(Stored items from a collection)

-- begin --

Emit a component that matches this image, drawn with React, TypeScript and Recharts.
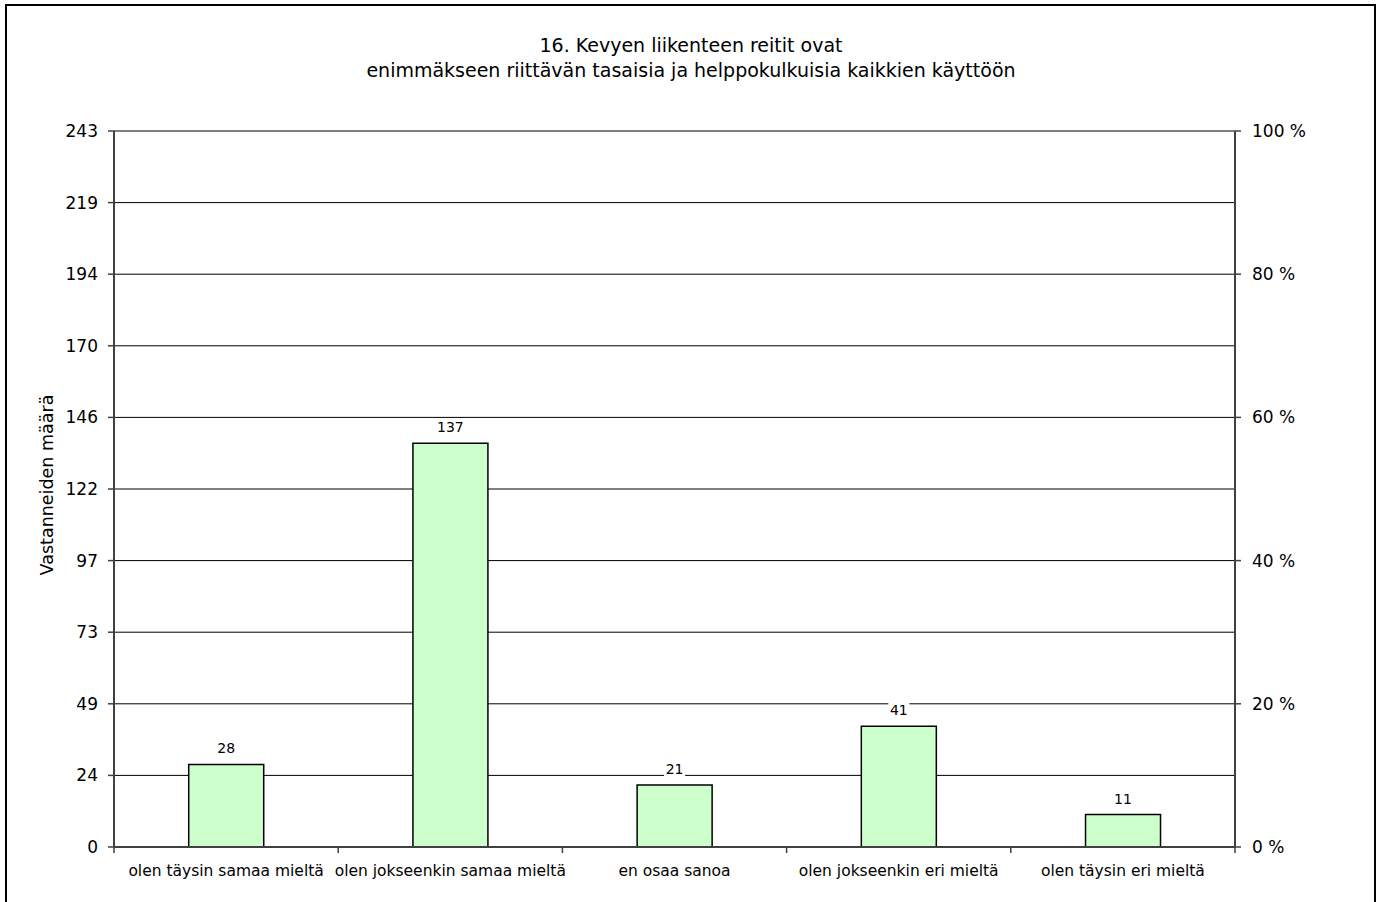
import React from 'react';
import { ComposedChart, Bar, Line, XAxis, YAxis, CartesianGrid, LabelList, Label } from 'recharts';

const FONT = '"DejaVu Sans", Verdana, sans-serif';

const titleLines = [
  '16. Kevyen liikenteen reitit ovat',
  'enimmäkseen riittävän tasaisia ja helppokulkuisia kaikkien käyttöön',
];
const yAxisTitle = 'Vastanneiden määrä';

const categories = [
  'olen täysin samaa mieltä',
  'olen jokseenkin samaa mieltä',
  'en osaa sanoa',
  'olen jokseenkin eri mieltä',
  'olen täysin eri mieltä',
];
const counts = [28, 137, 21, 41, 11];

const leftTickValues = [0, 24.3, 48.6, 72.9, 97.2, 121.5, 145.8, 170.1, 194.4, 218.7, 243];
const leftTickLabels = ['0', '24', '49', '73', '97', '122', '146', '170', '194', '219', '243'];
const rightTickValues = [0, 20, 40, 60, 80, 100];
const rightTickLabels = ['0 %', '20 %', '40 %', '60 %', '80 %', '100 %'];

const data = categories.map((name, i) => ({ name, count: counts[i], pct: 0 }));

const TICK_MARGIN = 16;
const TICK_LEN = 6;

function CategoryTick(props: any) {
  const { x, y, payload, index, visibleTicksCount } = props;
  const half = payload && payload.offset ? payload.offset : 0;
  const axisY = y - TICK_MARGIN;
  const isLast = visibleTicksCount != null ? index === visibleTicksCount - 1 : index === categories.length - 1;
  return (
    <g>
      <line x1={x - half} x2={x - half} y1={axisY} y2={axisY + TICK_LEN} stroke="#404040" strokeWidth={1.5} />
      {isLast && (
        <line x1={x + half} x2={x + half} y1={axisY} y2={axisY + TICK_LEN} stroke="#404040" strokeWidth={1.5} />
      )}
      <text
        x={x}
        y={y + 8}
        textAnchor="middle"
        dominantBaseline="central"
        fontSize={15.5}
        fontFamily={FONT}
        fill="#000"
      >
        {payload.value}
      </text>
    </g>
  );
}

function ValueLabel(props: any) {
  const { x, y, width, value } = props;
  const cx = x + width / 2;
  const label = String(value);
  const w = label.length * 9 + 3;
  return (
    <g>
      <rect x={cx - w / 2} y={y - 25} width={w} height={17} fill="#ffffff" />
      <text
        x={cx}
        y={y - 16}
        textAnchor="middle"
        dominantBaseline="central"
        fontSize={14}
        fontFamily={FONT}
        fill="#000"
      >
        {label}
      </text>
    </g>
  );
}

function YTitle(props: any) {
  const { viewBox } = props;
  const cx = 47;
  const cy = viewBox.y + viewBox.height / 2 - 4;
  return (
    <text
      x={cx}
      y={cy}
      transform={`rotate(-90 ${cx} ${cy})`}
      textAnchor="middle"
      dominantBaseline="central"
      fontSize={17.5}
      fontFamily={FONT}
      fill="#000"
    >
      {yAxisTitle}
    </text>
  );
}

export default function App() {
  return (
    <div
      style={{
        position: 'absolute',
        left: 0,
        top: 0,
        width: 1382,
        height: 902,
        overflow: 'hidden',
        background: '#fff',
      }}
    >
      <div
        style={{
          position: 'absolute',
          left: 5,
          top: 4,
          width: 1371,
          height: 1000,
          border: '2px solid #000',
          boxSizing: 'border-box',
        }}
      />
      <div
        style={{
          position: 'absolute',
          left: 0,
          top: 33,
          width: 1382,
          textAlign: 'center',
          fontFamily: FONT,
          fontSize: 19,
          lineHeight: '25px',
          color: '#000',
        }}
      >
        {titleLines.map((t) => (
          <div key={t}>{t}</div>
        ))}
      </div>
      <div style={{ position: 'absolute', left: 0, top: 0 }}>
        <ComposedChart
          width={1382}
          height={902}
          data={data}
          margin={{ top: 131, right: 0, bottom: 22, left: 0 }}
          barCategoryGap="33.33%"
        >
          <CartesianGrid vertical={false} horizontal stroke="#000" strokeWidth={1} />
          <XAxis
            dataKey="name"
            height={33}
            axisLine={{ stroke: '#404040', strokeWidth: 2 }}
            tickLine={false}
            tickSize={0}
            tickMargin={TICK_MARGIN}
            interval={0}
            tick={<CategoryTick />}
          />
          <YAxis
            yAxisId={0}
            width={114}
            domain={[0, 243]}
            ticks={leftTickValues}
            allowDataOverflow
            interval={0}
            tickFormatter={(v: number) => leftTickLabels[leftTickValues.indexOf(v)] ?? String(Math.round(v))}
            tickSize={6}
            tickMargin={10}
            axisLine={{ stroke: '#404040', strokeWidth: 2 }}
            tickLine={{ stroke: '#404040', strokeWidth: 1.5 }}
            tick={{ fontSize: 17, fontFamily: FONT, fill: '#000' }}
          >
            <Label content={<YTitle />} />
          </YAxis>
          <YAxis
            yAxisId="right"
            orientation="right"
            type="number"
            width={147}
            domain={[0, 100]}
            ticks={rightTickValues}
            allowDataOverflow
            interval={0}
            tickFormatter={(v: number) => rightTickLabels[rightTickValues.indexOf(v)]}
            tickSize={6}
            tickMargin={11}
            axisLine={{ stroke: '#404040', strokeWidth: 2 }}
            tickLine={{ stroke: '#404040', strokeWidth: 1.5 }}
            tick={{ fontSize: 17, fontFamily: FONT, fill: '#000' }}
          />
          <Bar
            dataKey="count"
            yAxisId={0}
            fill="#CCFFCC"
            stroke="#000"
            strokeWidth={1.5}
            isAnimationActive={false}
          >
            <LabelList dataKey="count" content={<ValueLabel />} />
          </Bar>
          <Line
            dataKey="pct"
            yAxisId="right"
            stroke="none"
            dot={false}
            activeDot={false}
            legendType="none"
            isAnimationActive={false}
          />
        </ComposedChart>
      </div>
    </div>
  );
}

-- end --
-- begin --

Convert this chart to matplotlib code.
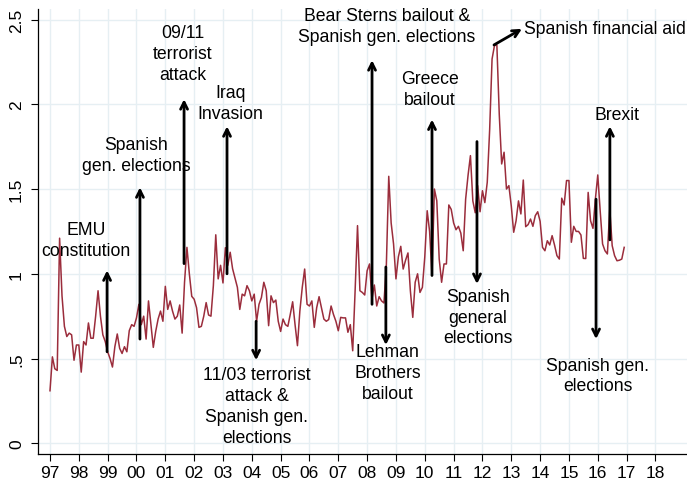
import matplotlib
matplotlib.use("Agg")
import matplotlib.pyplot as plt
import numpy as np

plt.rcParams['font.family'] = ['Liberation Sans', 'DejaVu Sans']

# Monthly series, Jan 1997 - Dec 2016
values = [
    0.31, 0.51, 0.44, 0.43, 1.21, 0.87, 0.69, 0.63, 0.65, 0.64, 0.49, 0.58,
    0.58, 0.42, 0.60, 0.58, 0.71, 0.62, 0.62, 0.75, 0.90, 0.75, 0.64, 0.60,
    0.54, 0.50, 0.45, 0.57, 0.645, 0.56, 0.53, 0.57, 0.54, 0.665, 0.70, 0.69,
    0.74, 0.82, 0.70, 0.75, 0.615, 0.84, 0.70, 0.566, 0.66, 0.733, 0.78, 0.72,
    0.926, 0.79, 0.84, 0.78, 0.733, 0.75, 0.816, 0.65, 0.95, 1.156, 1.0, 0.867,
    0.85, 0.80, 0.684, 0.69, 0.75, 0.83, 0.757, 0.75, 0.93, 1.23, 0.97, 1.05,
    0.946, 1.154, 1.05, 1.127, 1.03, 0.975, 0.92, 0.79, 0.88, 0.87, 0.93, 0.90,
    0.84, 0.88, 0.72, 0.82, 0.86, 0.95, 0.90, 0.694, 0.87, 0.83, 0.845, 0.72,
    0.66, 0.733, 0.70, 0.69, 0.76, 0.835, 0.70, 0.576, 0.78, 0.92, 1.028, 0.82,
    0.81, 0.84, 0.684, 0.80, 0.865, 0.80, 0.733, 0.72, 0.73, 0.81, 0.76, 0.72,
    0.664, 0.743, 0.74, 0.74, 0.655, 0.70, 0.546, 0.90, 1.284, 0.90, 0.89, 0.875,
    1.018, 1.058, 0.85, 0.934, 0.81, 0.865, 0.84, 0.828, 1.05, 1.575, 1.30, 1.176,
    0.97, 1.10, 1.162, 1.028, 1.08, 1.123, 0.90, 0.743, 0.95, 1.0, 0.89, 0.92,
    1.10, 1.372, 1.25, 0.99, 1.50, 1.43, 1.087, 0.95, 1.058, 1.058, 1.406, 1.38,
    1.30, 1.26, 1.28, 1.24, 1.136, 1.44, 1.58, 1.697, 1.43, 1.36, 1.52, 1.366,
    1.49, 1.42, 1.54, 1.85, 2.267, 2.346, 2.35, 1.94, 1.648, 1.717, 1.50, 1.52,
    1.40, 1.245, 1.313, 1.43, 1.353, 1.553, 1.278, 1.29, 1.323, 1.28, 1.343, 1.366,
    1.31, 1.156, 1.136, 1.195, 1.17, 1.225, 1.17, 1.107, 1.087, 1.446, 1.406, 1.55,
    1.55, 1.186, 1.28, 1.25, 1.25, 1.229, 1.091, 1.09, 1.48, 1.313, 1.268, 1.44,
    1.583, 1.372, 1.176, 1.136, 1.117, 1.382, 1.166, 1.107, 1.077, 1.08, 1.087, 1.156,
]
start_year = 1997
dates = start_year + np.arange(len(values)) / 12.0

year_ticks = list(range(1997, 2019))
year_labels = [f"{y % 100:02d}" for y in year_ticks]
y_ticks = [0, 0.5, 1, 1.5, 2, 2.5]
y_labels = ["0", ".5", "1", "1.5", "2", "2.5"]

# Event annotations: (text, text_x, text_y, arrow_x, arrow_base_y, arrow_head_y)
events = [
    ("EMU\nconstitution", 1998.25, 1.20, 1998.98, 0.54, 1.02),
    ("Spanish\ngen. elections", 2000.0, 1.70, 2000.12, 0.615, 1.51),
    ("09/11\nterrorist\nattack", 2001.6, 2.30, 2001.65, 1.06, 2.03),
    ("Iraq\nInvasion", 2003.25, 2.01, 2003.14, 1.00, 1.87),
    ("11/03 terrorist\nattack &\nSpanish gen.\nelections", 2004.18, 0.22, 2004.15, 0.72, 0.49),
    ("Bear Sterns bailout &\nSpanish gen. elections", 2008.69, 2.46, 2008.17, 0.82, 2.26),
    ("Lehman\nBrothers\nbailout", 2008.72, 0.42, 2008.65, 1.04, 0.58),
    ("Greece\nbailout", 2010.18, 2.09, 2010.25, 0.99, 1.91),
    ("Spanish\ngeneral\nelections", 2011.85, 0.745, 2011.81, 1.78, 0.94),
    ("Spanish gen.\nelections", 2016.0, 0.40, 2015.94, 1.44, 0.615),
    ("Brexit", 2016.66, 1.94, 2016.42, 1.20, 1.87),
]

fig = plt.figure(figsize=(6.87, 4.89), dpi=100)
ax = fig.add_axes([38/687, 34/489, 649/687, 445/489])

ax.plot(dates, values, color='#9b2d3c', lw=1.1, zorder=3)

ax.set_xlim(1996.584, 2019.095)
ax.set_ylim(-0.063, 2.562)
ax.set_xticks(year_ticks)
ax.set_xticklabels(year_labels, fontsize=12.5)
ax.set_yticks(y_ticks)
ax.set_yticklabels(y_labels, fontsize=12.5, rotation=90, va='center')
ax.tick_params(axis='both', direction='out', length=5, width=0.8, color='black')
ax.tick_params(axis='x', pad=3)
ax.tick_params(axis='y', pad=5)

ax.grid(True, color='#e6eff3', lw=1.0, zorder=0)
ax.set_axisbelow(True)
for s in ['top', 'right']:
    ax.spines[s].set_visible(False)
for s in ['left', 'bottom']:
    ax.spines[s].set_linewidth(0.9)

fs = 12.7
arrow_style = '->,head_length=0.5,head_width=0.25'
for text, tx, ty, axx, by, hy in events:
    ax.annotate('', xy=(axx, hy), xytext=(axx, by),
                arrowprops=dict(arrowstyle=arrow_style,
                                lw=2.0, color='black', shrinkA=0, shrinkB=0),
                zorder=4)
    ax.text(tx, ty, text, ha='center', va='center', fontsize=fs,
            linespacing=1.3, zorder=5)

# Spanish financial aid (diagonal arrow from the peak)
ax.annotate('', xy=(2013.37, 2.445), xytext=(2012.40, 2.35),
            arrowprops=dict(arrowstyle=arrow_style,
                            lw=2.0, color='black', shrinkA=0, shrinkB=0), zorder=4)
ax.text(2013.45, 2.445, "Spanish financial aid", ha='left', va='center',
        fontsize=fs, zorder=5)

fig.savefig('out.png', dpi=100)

-- end --

◆ Exercise
Within the listing above, extract exactly the lines that run from the one containing "Convert this chart to matplotlib code." through the one containing "plt.rcParams['font.family'] = ['Liberation", excluding any pictures.

◆ Correct output
Convert this chart to matplotlib code.
import matplotlib
matplotlib.use("Agg")
import matplotlib.pyplot as plt
import numpy as np

plt.rcParams['font.family'] = ['Liberation Sans', 'DejaVu Sans']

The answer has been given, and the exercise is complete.